# DATA RECORDS:
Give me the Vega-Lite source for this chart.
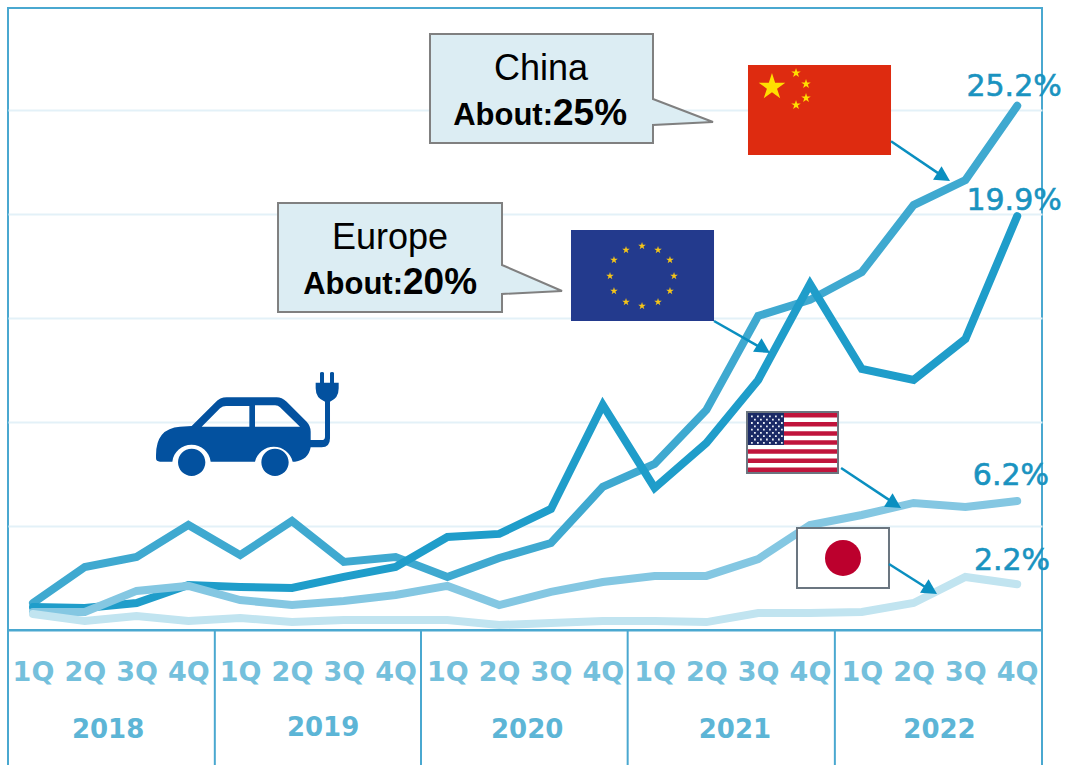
{
"$schema":"https://vega.github.io/schema/vega-lite/v6.json",
"width":1034,"height":622,
"autosize":"none",
"padding":{"left":8,"top":8,"right":28,"bottom":135},
"background":"white",
"config":{"view":{"stroke":"#4aa8d0","strokeWidth":2}},
"encoding":{
 "x":{"field":"q","type":"quantitative","scale":{"domain":[-0.4826,19.4788],"nice":false,"zero":false},
  "axis":{"orient":"bottom","title":null,"values":[0,1,2,3,4,5,6,7,8,9,10,11,12,13,14,15,16,17,18,19],"grid":false,"ticks":false,"domain":true,"domainColor":"#4aa8d0","domainWidth":2,
   "labelExpr":"['1Q','2Q','3Q','4Q'][datum.value % 4]","labelFont":"DejaVu Sans","labelFontWeight":"bold","labelFontSize":27,"labelColor":"#74c0dc","labelPadding":29,"labelOverlap":false,"labelFlush":false,"labelBound":false}},
 "y":{"field":"v","type":"quantitative","scale":{"domain":[0,29.904],"nice":false,"zero":false},
  "axis":{"title":null,"values":[5,10,15,20,25],"grid":true,"gridColor":"#e3f1f8","gridWidth":2,"ticks":false,"labels":false,"domain":false}}
},
"layer":[
{"data":{"values":[
{"series":"China","q":0,"v":1.3},{"series":"China","q":1,"v":3.03},{"series":"China","q":2,"v":3.51},{"series":"China","q":3,"v":5.05},{"series":"China","q":4,"v":3.6},{"series":"China","q":5,"v":5.24},{"series":"China","q":6,"v":3.27},{"series":"China","q":7,"v":3.51},{"series":"China","q":8,"v":2.55},{"series":"China","q":9,"v":3.46},{"series":"China","q":10,"v":4.18},{"series":"China","q":11,"v":6.88},{"series":"China","q":12,"v":7.98},{"series":"China","q":13,"v":10.58},{"series":"China","q":14,"v":15.1},{"series":"China","q":15,"v":15.87},{"series":"China","q":16,"v":17.2},{"series":"China","q":17,"v":20.43},{"series":"China","q":18,"v":21.63},{"series":"China","q":19,"v":25.2},
{"series":"Europe","q":0,"v":1.1},{"series":"Europe","q":1,"v":1.06},{"series":"Europe","q":2,"v":1.3},{"series":"Europe","q":3,"v":2.16},{"series":"Europe","q":4,"v":2.07},{"series":"Europe","q":5,"v":2.02},{"series":"Europe","q":6,"v":2.55},{"series":"Europe","q":7,"v":3.03},{"series":"Europe","q":8,"v":4.47},{"series":"Europe","q":9,"v":4.62},{"series":"Europe","q":10,"v":5.82},{"series":"Europe","q":11,"v":10.82},{"series":"Europe","q":12,"v":6.83},{"series":"Europe","q":13,"v":8.99},{"series":"Europe","q":14,"v":12.02},{"series":"Europe","q":15,"v":16.63},{"series":"Europe","q":16,"v":12.55},{"series":"Europe","q":17,"v":12.02},{"series":"Europe","q":18,"v":13.99},{"series":"Europe","q":19,"v":19.9},
{"series":"USA","q":0,"v":0.87},{"series":"USA","q":1,"v":0.87},{"series":"USA","q":2,"v":1.88},{"series":"USA","q":3,"v":2.12},{"series":"USA","q":4,"v":1.44},{"series":"USA","q":5,"v":1.2},{"series":"USA","q":6,"v":1.39},{"series":"USA","q":7,"v":1.68},{"series":"USA","q":8,"v":2.12},{"series":"USA","q":9,"v":1.2},{"series":"USA","q":10,"v":1.83},{"series":"USA","q":11,"v":2.31},{"series":"USA","q":12,"v":2.6},{"series":"USA","q":13,"v":2.6},{"series":"USA","q":14,"v":3.41},{"series":"USA","q":15,"v":5.05},{"series":"USA","q":16,"v":5.53},{"series":"USA","q":17,"v":6.11},{"series":"USA","q":18,"v":5.91},{"series":"USA","q":19,"v":6.2},
{"series":"Japan","q":0,"v":0.77},{"series":"Japan","q":1,"v":0.43},{"series":"Japan","q":2,"v":0.67},{"series":"Japan","q":3,"v":0.43},{"series":"Japan","q":4,"v":0.58},{"series":"Japan","q":5,"v":0.38},{"series":"Japan","q":6,"v":0.48},{"series":"Japan","q":7,"v":0.48},{"series":"Japan","q":8,"v":0.48},{"series":"Japan","q":9,"v":0.24},{"series":"Japan","q":10,"v":0.34},{"series":"Japan","q":11,"v":0.43},{"series":"Japan","q":12,"v":0.43},{"series":"Japan","q":13,"v":0.38},{"series":"Japan","q":14,"v":0.82},{"series":"Japan","q":15,"v":0.82},{"series":"Japan","q":16,"v":0.87},{"series":"Japan","q":17,"v":1.3},{"series":"Japan","q":18,"v":2.55},{"series":"Japan","q":19,"v":2.2}
]},
"mark":{"type":"line","strokeWidth":8,"strokeCap":"round","strokeJoin":"miter"},
"encoding":{
 "color":{"field":"series","type":"nominal","legend":null,"scale":{"domain":["China","Europe","USA","Japan"],"range":["#3fa9d0","#1f9dca","#84c7e2","#c1e4f0"]}}
}},
{"data":{"values":[{"q":-0.4826,"v":0,"v2":-6.49},{"q":3.51,"v":0,"v2":-6.49},{"q":7.49,"v":0,"v2":-6.49},{"q":11.48,"v":0,"v2":-6.49},{"q":15.48,"v":0,"v2":-6.49},{"q":19.4788,"v":0,"v2":-6.49}]},
"mark":{"type":"rule","stroke":"#4aa8d0","strokeWidth":2},
"encoding":{"y2":{"field":"v2"}}},
{"data":{"values":[{"q":1.45,"v":-5.2,"year":"2018"},{"q":5.6,"v":-5.1,"year":"2019"},{"q":9.54,"v":-5.2,"year":"2020"},{"q":13.55,"v":-5.2,"year":"2021"},{"q":17.5,"v":-5.2,"year":"2022"}]},
"mark":{"type":"text","font":"DejaVu Sans","fontWeight":"bold","fontSize":26,"color":"#5cb5d6","align":"center","baseline":"alphabetic"},
"encoding":{"text":{"field":"year"}}},
{"data":{"values":[{"q":7.664,"v":28.654}]},
"mark":{"type":"point","filled":true,"fill":"#dcedf3","stroke":"#808080","strokeWidth":2,"opacity":1,"size":4,"shape":"M0 0H223V65L283 88L223 91V109H0Z"}},
{"data":{"values":[{"q":4.73,"v":20.529}]},
"mark":{"type":"point","filled":true,"fill":"#dcedf3","stroke":"#808080","strokeWidth":2,"opacity":1,"size":4,"shape":"M0 0H224V62L284 88L224 91V109H0Z"}},
{"data":{"values":[{"q":2.066,"v":12.981}]},
"mark":{"type":"point","filled":true,"fill":"#03519f","opacity":1,"size":0.4444,"shape":"M48 285Q48 205 120 200L155 198L225 128Q240 112 260 112L410 112Q425 112 440 125L500 185Q512 198 512 215L512 240L545 240Q555 240 555 230L555 125Q527 115 527 85L527 68L540 68L540 40Q540 36 546 36Q552 36 552 40L552 68L570 68L570 40Q570 36 576 36Q582 36 582 40L582 68L596 68L596 85Q596 115 570 125L570 235Q570 262 545 262L512 262Q505 300 465 305L458 305A58 58 0 0 0 345 305L212 305A58 58 0 0 0 97 305L60 305Q48 305 48 295ZM185 200L328 200L328 138L258 138Q248 138 240 145ZM345 200L480 200L420 142Q414 136 405 136L345 136ZM114 307A41 41 0 1 1 196 307A41 41 0 1 1 114 307ZM364 307A41 41 0 1 1 446 307A41 41 0 1 1 364 307Z"}},
{"data":{"values":[{"q":13.803,"q2":16.564,"v":27.163,"v2":22.837}]},
"mark":{"type":"rect","fill":"#de2b10"},
"encoding":{"x2":{"field":"q2"},"y2":{"field":"v2"}}},
{"data":{"values":[{"q":10.386,"q2":13.147,"v":19.231,"v2":14.856}]},
"mark":{"type":"rect","fill":"#233a8d"},
"encoding":{"x2":{"field":"q2"},"y2":{"field":"v2"}}},
{"data":{"values":[{"q":13.784,"q2":15.541,"v":10.481,"v2":7.548},{"q":14.749,"q2":16.525,"v":4.904,"v2":2.019}]},
"mark":{"type":"rect","fill":"#ffffff","stroke":"#6b7680","strokeWidth":2},
"encoding":{"x2":{"field":"q2"},"y2":{"field":"v2"}}},
{"data":{"values":[{"q":13.803,"v":10.433}]},
"mark":{"type":"point","filled":true,"fill":"#c0143c","opacity":1,"size":4,"shape":"M0 0h89v4.5h-89zM0 9.1h89v4.5h-89zM0 18.2h89v4.5h-89zM0 27.2h89v4.5h-89zM0 36.3h89v4.5h-89zM0 45.4h89v4.5h-89zM0 54.5h89v4.5h-89z"}},
{"data":{"values":[{"q":13.803,"v":10.433}]},
"mark":{"type":"point","filled":true,"fill":"#1b2a66","opacity":1,"size":4,"shape":"M0 0h36v32h-36z"}},
{"data":{"values":[{"q":13.803,"v":10.433}]},
"mark":{"type":"point","filled":true,"fill":"#e8ecf4","opacity":1,"size":4,"shape":"M3 2.5h1.8v1.8h-1.8zM9 2.5h1.8v1.8h-1.8zM15 2.5h1.8v1.8h-1.8zM21 2.5h1.8v1.8h-1.8zM27 2.5h1.8v1.8h-1.8zM33 2.5h1.8v1.8h-1.8zM6 5.8h1.8v1.8h-1.8zM12 5.8h1.8v1.8h-1.8zM18 5.8h1.8v1.8h-1.8zM24 5.8h1.8v1.8h-1.8zM30 5.8h1.8v1.8h-1.8zM3 9.1h1.8v1.8h-1.8zM9 9.1h1.8v1.8h-1.8zM15 9.1h1.8v1.8h-1.8zM21 9.1h1.8v1.8h-1.8zM27 9.1h1.8v1.8h-1.8zM33 9.1h1.8v1.8h-1.8zM6 12.4h1.8v1.8h-1.8zM12 12.4h1.8v1.8h-1.8zM18 12.4h1.8v1.8h-1.8zM24 12.4h1.8v1.8h-1.8zM30 12.4h1.8v1.8h-1.8zM3 15.7h1.8v1.8h-1.8zM9 15.7h1.8v1.8h-1.8zM15 15.7h1.8v1.8h-1.8zM21 15.7h1.8v1.8h-1.8zM27 15.7h1.8v1.8h-1.8zM33 15.7h1.8v1.8h-1.8zM6 19h1.8v1.8h-1.8zM12 19h1.8v1.8h-1.8zM18 19h1.8v1.8h-1.8zM24 19h1.8v1.8h-1.8zM30 19h1.8v1.8h-1.8zM3 22.3h1.8v1.8h-1.8zM9 22.3h1.8v1.8h-1.8zM15 22.3h1.8v1.8h-1.8zM21 22.3h1.8v1.8h-1.8zM27 22.3h1.8v1.8h-1.8zM33 22.3h1.8v1.8h-1.8zM6 25.6h1.8v1.8h-1.8zM12 25.6h1.8v1.8h-1.8zM18 25.6h1.8v1.8h-1.8zM24 25.6h1.8v1.8h-1.8zM30 25.6h1.8v1.8h-1.8zM3 28.9h1.8v1.8h-1.8zM9 28.9h1.8v1.8h-1.8zM15 28.9h1.8v1.8h-1.8zM21 28.9h1.8v1.8h-1.8zM27 28.9h1.8v1.8h-1.8zM33 28.9h1.8v1.8h-1.8z"}},
{"data":{"values":[{"q":15.637,"v":3.462}]},
"mark":{"type":"point","shape":"circle","filled":true,"fill":"#bc002d","opacity":1,"size":1296}},
{"data":{"values":[{"q":14.266,"v":26.106}]},
"mark":{"type":"point","filled":true,"fill":"#ffde00","opacity":1,"size":784,"shape":"M0 -1L.225 -.309L.951 -.309L.363 .118L.588 .809L0 .382L-.588 .809L-.363 .118L-.951 -.309L-.225 -.309Z"}},
{"data":{"values":[{"q":14.73,"v":26.779},{"q":14.923,"v":26.25},{"q":14.923,"v":25.577},{"q":14.73,"v":25.24}]},
"mark":{"type":"point","filled":true,"fill":"#ffde00","opacity":1,"size":100,"shape":"M0 -1L.225 -.309L.951 -.309L.363 .118L.588 .809L0 .382L-.588 .809L-.363 .118L-.951 -.309L-.225 -.309Z"}},
{"data":{"values":[{"q":11.757,"v":18.462},{"q":12.066,"v":18.269},{"q":12.297,"v":17.788},{"q":12.375,"v":17.019},{"q":12.297,"v":16.298},{"q":12.066,"v":15.769},{"q":11.757,"v":15.577},{"q":11.448,"v":15.769},{"q":11.216,"v":16.298},{"q":11.139,"v":17.019},{"q":11.216,"v":17.788},{"q":11.448,"v":18.269}]},
"mark":{"type":"point","filled":true,"fill":"#f5c518","opacity":1,"size":64,"shape":"M0 -1L.225 -.309L.951 -.309L.363 .118L.588 .809L0 .382L-.588 .809L-.363 .118L-.951 -.309L-.225 -.309Z"}},
{"data":{"values":[
{"q":16.564,"v":23.5,"q2":17.6,"v2":21.75},
{"q":13.147,"v":14.856,"q2":14.1,"v2":13.5},
{"q":15.6,"v":7.79,"q2":16.65,"v2":6.05},
{"q":16.525,"v":3.17,"q2":17.3,"v2":1.95}
]},
"mark":{"type":"rule","stroke":"#0a8fc0","strokeWidth":2.5},
"encoding":{"x2":{"field":"q2"},"y2":{"field":"v2"}}},
{"data":{"values":[{"q":17.703,"v":21.587},{"q":14.228,"v":13.317},{"q":16.757,"v":5.865},{"q":17.452,"v":1.731}]},
"mark":{"type":"point","filled":true,"fill":"#0a8fc0","opacity":1,"size":4,"angle":122,"shape":"M0 0L-8 15L8 15Z"}},
{"data":{"values":[{"q":9.807,"v":26.442,"name":"China"},{"q":6.892,"v":18.317,"name":"Europe"}]},
"mark":{"type":"text","font":"Liberation Sans","fontSize":36,"color":"#000000","align":"center","baseline":"alphabetic"},
"encoding":{"text":{"field":"name"}}},
{"data":{"values":[{"q":10.039,"v":24.279,"about":"About:"},{"q":7.143,"v":16.154,"about":"About:"}]},
"mark":{"type":"text","font":"Liberation Sans","fontSize":31,"fontWeight":"bold","color":"#000000","align":"right","baseline":"alphabetic"},
"encoding":{"text":{"field":"about"}}},
{"data":{"values":[{"q":10.039,"v":24.279,"share":"25%"},{"q":7.143,"v":16.154,"share":"20%"}]},
"mark":{"type":"text","font":"Liberation Sans","fontSize":37,"fontWeight":"bold","color":"#000000","align":"left","baseline":"alphabetic"},
"encoding":{"text":{"field":"share"}}},
{"data":{"values":[{"q":18.94,"v":25.67,"label":"25.2%"},{"q":18.94,"v":20.19,"label":"19.9%"},{"q":18.88,"v":6.97,"label":"6.2%"},{"q":18.9,"v":2.885,"label":"2.2%"}]},
"mark":{"type":"text","font":"DejaVu Sans","fontSize":30,"color":"#1a93c0","stroke":"#1a93c0","strokeWidth":0.6,"align":"center","baseline":"alphabetic"},
"encoding":{"text":{"field":"label"}}}
]
}
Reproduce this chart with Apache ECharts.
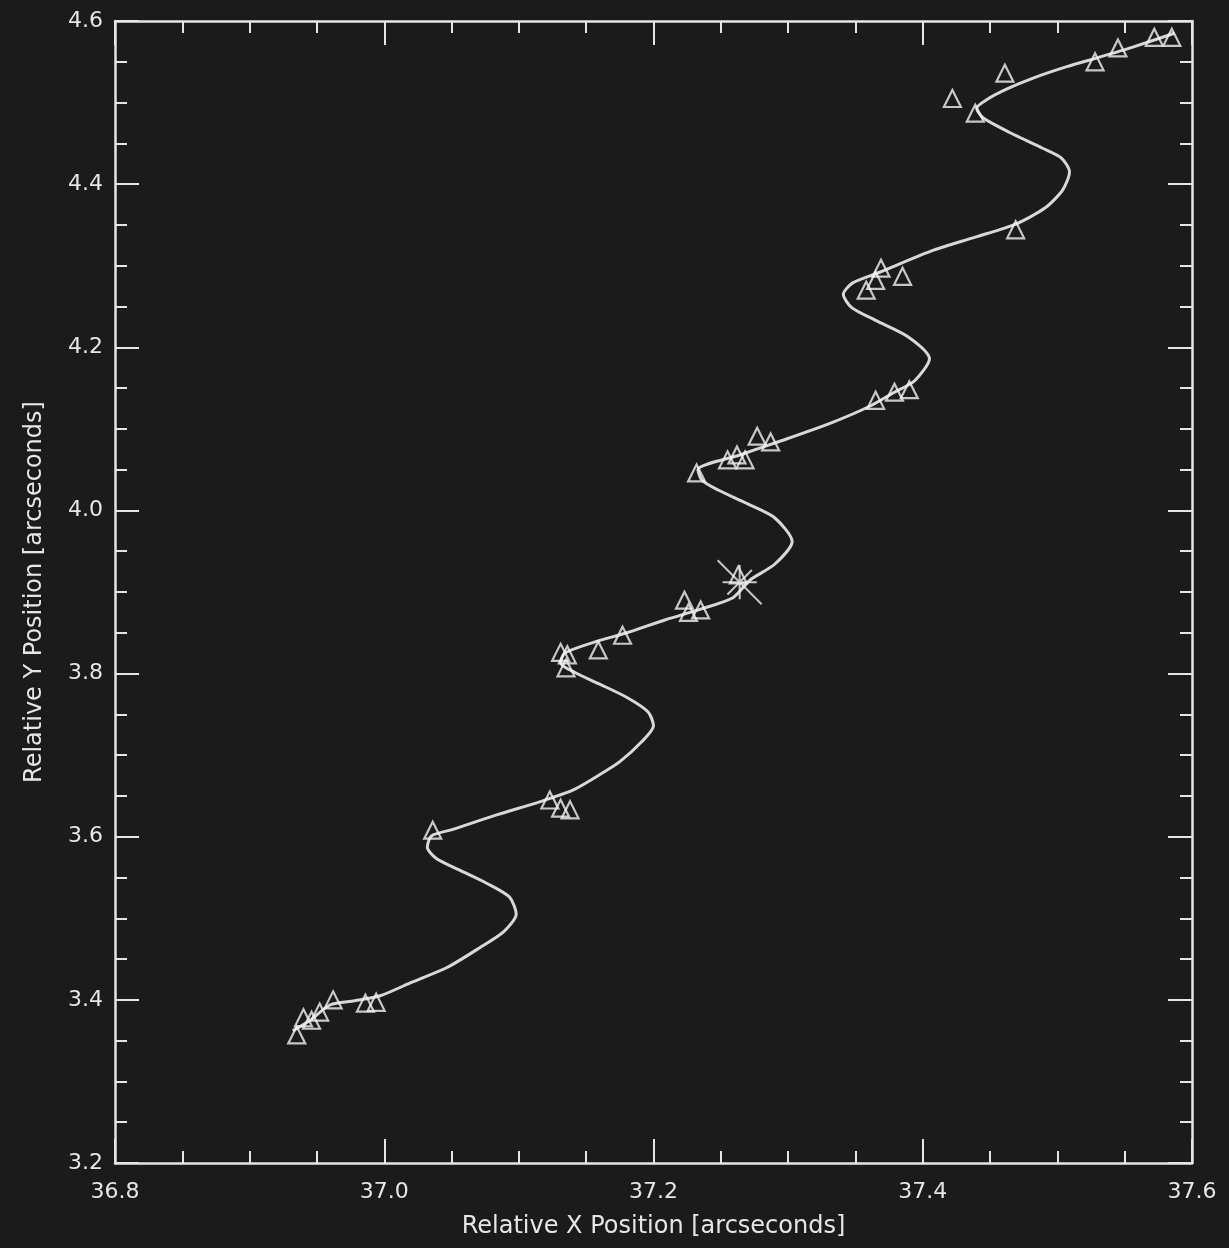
<!DOCTYPE html>
<html>
<head>
<meta charset="utf-8">
<script src="https://cdn.jsdelivr.net/npm/echarts@6/dist/echarts.min.js"></script>
<style>
html,body{margin:0;padding:0;background:#1b1b1b;}
#c{width:1229px;height:1248px;}
</style>
</head>
<body>
<div id="c"></div>
<script>
// Fitted track
var curveX = [36.932,36.945,36.960,36.978,36.997,37.021,37.047,37.071,37.089,37.098,37.093,37.076,37.056,37.039,37.032,37.035,37.051,37.084,37.116,37.140,37.160,37.175,37.191,37.200,37.196,37.180,37.160,37.142,37.131,37.134,37.155,37.180,37.209,37.235,37.259,37.272,37.290,37.303,37.290,37.270,37.248,37.236,37.233,37.264,37.296,37.333,37.361,37.378,37.394,37.405,37.389,37.365,37.347,37.341,37.348,37.368,37.408,37.439,37.469,37.491,37.504,37.509,37.503,37.489,37.465,37.445,37.440,37.448,37.463,37.482,37.507,37.532,37.556,37.587];
var curveY = [3.362,3.375,3.394,3.399,3.405,3.422,3.440,3.464,3.484,3.505,3.526,3.543,3.559,3.573,3.587,3.601,3.609,3.627,3.643,3.657,3.676,3.692,3.716,3.736,3.753,3.771,3.787,3.801,3.813,3.825,3.838,3.850,3.866,3.879,3.893,3.915,3.934,3.962,3.991,4.008,4.025,4.037,4.050,4.068,4.086,4.108,4.128,4.144,4.159,4.186,4.213,4.233,4.249,4.265,4.279,4.292,4.319,4.335,4.351,4.371,4.393,4.415,4.432,4.444,4.463,4.481,4.493,4.504,4.517,4.530,4.544,4.556,4.568,4.585];
// Observed positions (triangles)
var obsX = [36.935,36.940,36.946,36.952,36.962,36.986,36.994,37.036,37.123,37.131,37.138,37.131,37.136,37.135,37.159,37.177,37.223,37.226,37.235,37.263,37.232,37.255,37.262,37.268,37.277,37.287,37.365,37.379,37.390,37.369,37.365,37.358,37.385,37.469,37.422,37.439,37.461,37.528,37.545,37.572,37.585];
var obsY = [3.357,3.378,3.375,3.385,3.400,3.396,3.397,3.608,3.645,3.635,3.633,3.826,3.823,3.807,3.829,3.847,3.890,3.875,3.878,3.921,4.046,4.062,4.068,4.062,4.091,4.084,4.135,4.145,4.148,4.297,4.282,4.270,4.287,4.344,4.505,4.487,4.536,4.550,4.567,4.580,4.580];
// Reference epoch marker (asterisk)
var starX = [37.264];
var starY = [3.912];
var xTicks = [36.8, 37.0, 37.2, 37.4, 37.6];
var yTicks = [3.2, 3.4, 3.6, 3.8, 4.0, 4.2, 4.4, 4.6];

function zip(a, b){ return a.map(function(v,i){ return [v, b[i]]; }); }

var fg = '#e6e6e6';
var lbl = {color: fg, fontFamily: 'DejaVu Sans', fontSize: 22};
function axisBase(extra){
  var o = {
    type: 'value',
    axisLine: {show: true, onZero: false, lineStyle: {color: fg, width: 2.5}},
    axisTick: {show: true, inside: true, length: 24, lineStyle: {color: fg, width: 2}},
    minorTick: {show: true, splitNumber: 4, length: 12, lineStyle: {color: fg, width: 2}},
    splitLine: {show: false},
    minorSplitLine: {show: false}
  };
  for (var k in extra) o[k] = extra[k];
  return o;
}

var chart = echarts.init(document.getElementById('c'), null, {renderer: 'canvas'});
chart.setOption({
  backgroundColor: '#1b1b1b',
  animation: false,
  grid: {left: 115, right: 37, top: 21, bottom: 85},
  xAxis: [
    axisBase({position: 'bottom', min: xTicks[0], max: xTicks[xTicks.length-1], interval: 0.2,
      name: 'Relative X Position [arcseconds]', nameLocation: 'middle', nameGap: 52,
      nameTextStyle: {color: fg, fontFamily: 'DejaVu Sans', fontSize: 24},
      axisLabel: Object.assign({margin: 18, formatter: function(v){ return v.toFixed(1); }}, lbl)}),
    axisBase({position: 'top', min: xTicks[0], max: xTicks[xTicks.length-1], interval: 0.2,
      axisLabel: {show: false}})
  ],
  yAxis: [
    axisBase({position: 'left', min: yTicks[0], max: yTicks[yTicks.length-1], interval: 0.2,
      name: 'Relative Y Position [arcseconds]', nameLocation: 'middle', nameGap: 68,
      nameTextStyle: {color: fg, fontFamily: 'DejaVu Sans', fontSize: 24},
      axisLabel: Object.assign({margin: 12, formatter: function(v){ return v.toFixed(1); }}, lbl)}),
    axisBase({position: 'right', min: yTicks[0], max: yTicks[yTicks.length-1], interval: 0.2,
      axisLabel: {show: false}})
  ],
  series: [
    {
      type: 'line', xAxisIndex: 0, yAxisIndex: 0,
      data: zip(curveX, curveY), smooth: 0.25, showSymbol: false,
      lineStyle: {color: '#d8d8d8', width: 3}, z: 2
    },
    {
      type: 'scatter', xAxisIndex: 0, yAxisIndex: 0,
      data: zip(obsX, obsY), symbol: 'triangle', symbolSize: 17,
      itemStyle: {color: 'rgba(0,0,0,0)', borderColor: '#f2f2f2', borderWidth: 2.2}, z: 3
    },
    {
      type: 'scatter', xAxisIndex: 0, yAxisIndex: 0,
      data: zip(starX, starY),
      symbol: 'path://M0,-14L0,14M-14,0L14,0M-18,-18L18,18M-10,10L10,-10',
      symbolSize: 44,
      itemStyle: {color: 'rgba(0,0,0,0)', borderColor: '#f0f0f0', borderWidth: 2}, z: 4
    }
  ]
});
</script>
</body>
</html>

# TASK INSTRUCTIONS:
Go through the lines above. Select every one that has the string "this".

# FINAL ANSWER:
Give me the Vega-Lite source for this chart.
Reproduce this chart with Apache ECharts.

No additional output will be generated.